左が村田銃。中央が火縄銃。右は単に「銃」と書かれていたが、幕末に輸入された西洋銃か、それを模したものだろう。
なるほど、西洋銃が当時の日本人の体格には合わないのは容易に想像がつく。
日本各地のお城の写真は天守の定番展示物だが、岩国城の場合、日本各地の名橋の写真も。ちょっと笑ってしまった。
錦帯橋の模型。マンガを描いたころに、トレスし放題の自分が撮った写真があったらよかったのに。
歴代藩主の肖像ではパンチに欠けるからか、岩国出身の有名人たち。
初日に輝く岩国市や錦帯橋は、さすがに美しい。史実を無視してもこの位置に模擬天守を建てた当時の岩国市を、いちがいに否定はできない。
日本三大・天守眺望のひとつと言って過言ではなかろう。個人的には、あとひとつは犬山、最後のひとつはまだ決められないとしておく。
錦川をはさんで、対岸の岩国山。岩国山に適切な展望台があれば、岩国城も天空の城の仲間入りできそうな気がするんだが。
下山の時刻が迫ってきたので、あわてて外に出て見逃しがないよう回る。
大手門跡。岩国市は、なまじ錦帯橋と言う優良な投資先があるため、山頂遺構の復元なんかはする気配もない。それが良い。それでいい。
旅行前は、登山か下山のどちらかは徒歩を考えていたけど、前日に足をくじいていたので、下山もロープウエーにした。
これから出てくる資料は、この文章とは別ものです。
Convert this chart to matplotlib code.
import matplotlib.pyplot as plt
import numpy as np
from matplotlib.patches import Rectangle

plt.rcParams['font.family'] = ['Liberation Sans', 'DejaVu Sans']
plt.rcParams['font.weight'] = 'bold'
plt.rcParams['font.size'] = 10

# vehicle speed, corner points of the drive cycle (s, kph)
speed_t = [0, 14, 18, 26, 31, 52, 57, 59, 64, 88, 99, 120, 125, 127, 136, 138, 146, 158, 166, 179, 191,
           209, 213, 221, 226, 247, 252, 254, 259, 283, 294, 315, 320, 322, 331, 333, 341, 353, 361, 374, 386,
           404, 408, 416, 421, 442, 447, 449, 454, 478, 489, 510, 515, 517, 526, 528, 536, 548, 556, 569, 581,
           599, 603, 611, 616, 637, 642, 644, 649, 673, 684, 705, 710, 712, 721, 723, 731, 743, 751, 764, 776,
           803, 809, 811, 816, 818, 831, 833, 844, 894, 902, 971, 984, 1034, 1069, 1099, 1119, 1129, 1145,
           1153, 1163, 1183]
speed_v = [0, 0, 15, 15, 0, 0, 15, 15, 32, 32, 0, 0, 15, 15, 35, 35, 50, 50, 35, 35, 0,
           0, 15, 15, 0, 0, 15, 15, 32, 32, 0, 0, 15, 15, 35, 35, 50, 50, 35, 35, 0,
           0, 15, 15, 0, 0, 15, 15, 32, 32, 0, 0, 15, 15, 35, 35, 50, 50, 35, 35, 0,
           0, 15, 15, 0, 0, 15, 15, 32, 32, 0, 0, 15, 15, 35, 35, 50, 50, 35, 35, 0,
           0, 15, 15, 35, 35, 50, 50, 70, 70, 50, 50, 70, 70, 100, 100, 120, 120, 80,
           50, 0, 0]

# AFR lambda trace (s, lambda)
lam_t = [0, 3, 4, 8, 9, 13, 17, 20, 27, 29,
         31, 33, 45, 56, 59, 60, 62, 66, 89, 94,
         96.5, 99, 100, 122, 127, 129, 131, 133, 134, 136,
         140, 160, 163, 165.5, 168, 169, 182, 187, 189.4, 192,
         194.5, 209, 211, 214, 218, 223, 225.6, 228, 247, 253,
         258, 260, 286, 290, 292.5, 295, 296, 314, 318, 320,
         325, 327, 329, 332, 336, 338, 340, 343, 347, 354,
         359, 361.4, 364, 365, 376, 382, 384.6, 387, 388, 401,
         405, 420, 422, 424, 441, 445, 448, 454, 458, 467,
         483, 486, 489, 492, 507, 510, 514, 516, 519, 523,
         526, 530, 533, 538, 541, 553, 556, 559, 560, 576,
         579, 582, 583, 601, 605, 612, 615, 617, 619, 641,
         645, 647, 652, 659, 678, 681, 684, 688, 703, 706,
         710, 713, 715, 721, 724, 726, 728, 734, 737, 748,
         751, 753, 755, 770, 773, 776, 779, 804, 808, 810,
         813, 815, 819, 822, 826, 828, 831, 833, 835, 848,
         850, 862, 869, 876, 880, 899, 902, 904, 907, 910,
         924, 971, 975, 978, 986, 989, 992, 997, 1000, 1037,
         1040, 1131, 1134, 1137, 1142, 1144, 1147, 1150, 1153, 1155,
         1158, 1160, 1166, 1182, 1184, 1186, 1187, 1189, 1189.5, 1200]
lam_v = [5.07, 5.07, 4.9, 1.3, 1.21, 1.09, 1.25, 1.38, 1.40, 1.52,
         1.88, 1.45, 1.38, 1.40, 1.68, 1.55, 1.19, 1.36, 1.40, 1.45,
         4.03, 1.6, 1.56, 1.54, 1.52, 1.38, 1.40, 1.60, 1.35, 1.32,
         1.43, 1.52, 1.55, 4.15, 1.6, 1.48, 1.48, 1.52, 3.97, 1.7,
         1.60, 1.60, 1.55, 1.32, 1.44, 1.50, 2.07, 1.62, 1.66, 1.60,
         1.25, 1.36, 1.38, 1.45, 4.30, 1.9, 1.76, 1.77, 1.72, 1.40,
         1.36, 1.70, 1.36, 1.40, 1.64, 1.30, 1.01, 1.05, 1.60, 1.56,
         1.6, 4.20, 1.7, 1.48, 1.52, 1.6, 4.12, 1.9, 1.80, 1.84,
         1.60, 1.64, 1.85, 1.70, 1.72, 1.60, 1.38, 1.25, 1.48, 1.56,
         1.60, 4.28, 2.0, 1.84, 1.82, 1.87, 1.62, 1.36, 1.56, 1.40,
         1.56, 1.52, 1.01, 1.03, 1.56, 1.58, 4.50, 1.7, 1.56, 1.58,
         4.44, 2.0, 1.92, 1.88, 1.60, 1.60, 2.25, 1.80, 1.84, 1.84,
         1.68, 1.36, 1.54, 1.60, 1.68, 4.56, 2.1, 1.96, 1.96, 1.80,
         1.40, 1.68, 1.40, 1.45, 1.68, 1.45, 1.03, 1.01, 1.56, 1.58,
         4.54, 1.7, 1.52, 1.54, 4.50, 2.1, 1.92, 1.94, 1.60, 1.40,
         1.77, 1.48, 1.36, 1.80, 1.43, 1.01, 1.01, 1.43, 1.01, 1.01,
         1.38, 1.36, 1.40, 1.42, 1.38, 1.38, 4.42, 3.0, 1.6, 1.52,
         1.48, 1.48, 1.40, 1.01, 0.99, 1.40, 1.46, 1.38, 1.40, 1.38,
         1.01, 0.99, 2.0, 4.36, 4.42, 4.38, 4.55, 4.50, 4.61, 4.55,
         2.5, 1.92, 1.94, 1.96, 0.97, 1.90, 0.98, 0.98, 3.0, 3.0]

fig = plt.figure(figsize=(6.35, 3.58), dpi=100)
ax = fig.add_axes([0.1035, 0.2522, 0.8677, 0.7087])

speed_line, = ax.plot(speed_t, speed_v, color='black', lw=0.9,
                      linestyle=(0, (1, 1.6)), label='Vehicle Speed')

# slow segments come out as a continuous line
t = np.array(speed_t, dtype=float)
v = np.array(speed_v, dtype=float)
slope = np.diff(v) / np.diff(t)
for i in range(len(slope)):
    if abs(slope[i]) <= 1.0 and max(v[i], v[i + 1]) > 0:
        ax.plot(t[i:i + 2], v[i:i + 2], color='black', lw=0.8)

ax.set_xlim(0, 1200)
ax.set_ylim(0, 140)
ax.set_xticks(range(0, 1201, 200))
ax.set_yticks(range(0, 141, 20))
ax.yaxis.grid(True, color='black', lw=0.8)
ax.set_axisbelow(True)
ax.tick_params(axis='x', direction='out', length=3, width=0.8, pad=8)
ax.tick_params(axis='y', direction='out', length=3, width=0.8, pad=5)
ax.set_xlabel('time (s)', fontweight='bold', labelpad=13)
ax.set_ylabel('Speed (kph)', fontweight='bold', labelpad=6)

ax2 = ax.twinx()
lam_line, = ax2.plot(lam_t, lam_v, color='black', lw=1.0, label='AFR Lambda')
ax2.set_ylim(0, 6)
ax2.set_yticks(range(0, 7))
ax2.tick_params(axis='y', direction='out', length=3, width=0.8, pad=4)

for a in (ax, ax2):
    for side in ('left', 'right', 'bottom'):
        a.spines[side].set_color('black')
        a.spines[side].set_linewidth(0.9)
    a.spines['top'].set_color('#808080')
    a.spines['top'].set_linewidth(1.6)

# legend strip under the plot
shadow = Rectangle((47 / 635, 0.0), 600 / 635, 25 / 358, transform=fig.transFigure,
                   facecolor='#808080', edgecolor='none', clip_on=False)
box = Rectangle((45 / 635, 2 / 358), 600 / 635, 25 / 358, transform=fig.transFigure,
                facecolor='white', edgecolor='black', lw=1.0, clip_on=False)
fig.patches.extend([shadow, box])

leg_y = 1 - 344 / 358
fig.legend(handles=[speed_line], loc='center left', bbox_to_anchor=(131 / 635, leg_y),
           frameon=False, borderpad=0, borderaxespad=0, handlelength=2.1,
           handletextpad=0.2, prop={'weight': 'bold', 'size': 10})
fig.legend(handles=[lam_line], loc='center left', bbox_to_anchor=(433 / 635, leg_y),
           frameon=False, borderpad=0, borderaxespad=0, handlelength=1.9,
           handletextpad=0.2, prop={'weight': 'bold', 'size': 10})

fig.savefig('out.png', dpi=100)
錦雲閣。なんだったっけ。いや、いいんだ、そんなことは検索すれば!(ぉぃぉぃ)
吉川資料館。もと藩校。門や建物の一部は現存。この日は正月だったので休み。
そんなこんなで。 錦川の蛇行をうまく利用した選地などに目を見張るものはあるものの、縄張り自体は、まぁ、そんなものだろという、特筆するほどのものではなく。破却が北の丸を中心に行われているのを見ると、側面の断崖は石垣だろうと石垣でなかろうと攻める側には関係ないとわかる。攻め手の論理がわかる点では重要。
現存天守台は、せっかく現存してるのにうまく活用できてないと感じた。
しかしまー、ともかく、この景色ですよ。ここからの眺めのために、一訪の価値ありと思いますね。